Frei gewähltes oder diktiertes Nomadentum

Die Absicht, Arbeitsräume zu optimieren, zieht andere Formen des Nomadentums nach sich, die nicht von allen Mitarbeitern geschätzt werden, das Desksharing. Es geht nicht um die Attraktivität einer exotischen Destination, sondern schlicht um die Aufhebung des persönlichen Arbeitsplatzes innerhalb der Firma – er wird jeden Morgen frisch zugeteilt.

Eine 2017 in Neuseeland durchgeführte Untersuchung bei tausend Angestellten hat ergeben, dass sich wegen des immer häufigeren Desksharing Klagen und Spannungen erhöhen, sich das Personal von den Vorgesetzten weniger unterstützt fühlt und der Druck bei der Arbeit zunimmt.

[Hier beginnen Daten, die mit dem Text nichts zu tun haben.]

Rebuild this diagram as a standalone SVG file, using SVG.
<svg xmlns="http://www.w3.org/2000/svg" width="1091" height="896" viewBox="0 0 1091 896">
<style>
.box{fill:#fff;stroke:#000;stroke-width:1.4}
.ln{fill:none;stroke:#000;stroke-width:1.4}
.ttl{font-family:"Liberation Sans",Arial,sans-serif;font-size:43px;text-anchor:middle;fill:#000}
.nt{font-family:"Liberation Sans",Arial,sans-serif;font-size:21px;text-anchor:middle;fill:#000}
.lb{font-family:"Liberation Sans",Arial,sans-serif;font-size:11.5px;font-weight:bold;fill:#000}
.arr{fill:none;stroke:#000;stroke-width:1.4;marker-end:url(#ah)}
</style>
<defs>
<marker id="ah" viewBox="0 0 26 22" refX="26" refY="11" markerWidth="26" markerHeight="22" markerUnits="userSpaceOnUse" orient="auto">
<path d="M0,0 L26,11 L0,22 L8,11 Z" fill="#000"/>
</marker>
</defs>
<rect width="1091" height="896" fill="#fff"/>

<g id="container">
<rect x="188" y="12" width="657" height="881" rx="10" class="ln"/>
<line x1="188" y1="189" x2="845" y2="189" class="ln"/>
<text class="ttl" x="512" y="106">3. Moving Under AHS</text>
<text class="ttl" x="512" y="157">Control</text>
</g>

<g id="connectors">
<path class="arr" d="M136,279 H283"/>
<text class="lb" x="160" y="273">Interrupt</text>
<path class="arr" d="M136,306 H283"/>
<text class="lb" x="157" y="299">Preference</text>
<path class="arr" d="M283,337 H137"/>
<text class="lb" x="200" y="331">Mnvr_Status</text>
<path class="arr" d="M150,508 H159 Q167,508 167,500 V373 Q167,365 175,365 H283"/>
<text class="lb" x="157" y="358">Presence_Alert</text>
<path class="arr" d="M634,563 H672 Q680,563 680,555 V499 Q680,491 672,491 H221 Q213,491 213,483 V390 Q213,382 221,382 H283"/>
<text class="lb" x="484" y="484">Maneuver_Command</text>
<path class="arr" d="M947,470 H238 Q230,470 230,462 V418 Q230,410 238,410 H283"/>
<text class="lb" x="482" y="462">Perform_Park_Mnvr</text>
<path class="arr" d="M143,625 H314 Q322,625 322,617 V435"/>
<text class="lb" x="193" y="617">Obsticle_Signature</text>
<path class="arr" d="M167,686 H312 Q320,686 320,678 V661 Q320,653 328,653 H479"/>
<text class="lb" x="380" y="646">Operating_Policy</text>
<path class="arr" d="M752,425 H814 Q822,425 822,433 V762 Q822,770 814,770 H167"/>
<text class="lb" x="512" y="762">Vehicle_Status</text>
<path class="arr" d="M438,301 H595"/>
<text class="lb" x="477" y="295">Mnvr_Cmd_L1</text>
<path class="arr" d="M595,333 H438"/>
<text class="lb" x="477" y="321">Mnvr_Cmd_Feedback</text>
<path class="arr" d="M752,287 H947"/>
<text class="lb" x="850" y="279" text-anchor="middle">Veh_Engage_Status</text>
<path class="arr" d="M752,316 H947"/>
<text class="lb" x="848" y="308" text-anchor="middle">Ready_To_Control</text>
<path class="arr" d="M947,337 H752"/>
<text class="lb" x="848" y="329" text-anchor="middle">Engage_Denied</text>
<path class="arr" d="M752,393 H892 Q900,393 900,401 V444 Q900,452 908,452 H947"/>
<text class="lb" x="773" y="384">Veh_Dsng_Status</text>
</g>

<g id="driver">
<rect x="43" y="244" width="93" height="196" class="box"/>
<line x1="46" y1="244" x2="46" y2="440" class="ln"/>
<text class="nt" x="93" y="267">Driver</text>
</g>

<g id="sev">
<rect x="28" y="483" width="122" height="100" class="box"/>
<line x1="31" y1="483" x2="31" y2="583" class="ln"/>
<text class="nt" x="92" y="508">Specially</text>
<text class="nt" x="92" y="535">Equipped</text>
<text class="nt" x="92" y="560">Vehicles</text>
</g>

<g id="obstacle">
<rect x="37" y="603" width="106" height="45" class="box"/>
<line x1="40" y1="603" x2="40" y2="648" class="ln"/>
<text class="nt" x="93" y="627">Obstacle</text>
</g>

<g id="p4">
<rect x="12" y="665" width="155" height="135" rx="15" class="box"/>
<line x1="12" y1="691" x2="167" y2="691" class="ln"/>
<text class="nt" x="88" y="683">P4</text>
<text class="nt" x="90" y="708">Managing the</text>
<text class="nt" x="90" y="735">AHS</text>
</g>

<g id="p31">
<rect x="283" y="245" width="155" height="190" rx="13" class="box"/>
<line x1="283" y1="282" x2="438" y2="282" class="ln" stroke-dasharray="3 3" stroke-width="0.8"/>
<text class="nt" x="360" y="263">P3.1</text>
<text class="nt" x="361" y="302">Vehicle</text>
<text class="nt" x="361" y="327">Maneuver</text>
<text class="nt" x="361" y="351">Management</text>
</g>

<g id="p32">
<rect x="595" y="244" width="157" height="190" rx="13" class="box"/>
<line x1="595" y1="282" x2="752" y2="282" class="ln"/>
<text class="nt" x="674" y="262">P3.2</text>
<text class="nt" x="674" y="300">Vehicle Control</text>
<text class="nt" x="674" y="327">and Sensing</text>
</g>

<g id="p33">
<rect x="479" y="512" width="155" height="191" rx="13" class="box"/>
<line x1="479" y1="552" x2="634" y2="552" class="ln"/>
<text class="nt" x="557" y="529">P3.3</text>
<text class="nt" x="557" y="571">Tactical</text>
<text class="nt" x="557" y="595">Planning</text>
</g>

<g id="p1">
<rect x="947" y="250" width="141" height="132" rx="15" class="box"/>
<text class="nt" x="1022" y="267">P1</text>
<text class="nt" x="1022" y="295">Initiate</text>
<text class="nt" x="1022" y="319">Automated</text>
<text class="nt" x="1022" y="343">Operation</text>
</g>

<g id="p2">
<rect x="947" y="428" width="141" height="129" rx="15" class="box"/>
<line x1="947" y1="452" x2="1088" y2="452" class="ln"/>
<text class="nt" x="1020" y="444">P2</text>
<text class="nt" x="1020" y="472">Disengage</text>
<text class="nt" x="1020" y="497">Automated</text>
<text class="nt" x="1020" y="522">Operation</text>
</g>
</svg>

Controller und Unternehmenschefs, die ständig unterwegs sind, erwähnen auch die Schwierigkeit, Privat- und Berufsleben zusammenzubringen.

Julien Tornare, CEO der Uhrenmarke Zenith, der 50% seiner Arbeitszeit auf Reisen verbringt, betrachtet seine Lebensform insgesamt positiv, auch wenn sie ihm «gewisse Opfer auf persönlicher und familiärer Ebene abverlangt». Für seine Mitarbeitenden sieht er eine gewisse Mobilität auch als Vorteil, quasi als Gegenleistung zu der vom Unternehmen geforderten Flexibilität.

«Wir erwarten von unseren Leuten, dass sie eine Mail auch mal während der Ferien beantworten. Möchten sie einen Tag ausserhalb des Büros arbeiten, habe ich keinen prinzipiellen Grund, diesen Wunsch abzuschlagen. Heute endet die Arbeit nicht mehr an der Bürotür. Wenn man auf Distanz arbeitet, geht es vor allem darum, eine gute Work Life Balance zu haben.»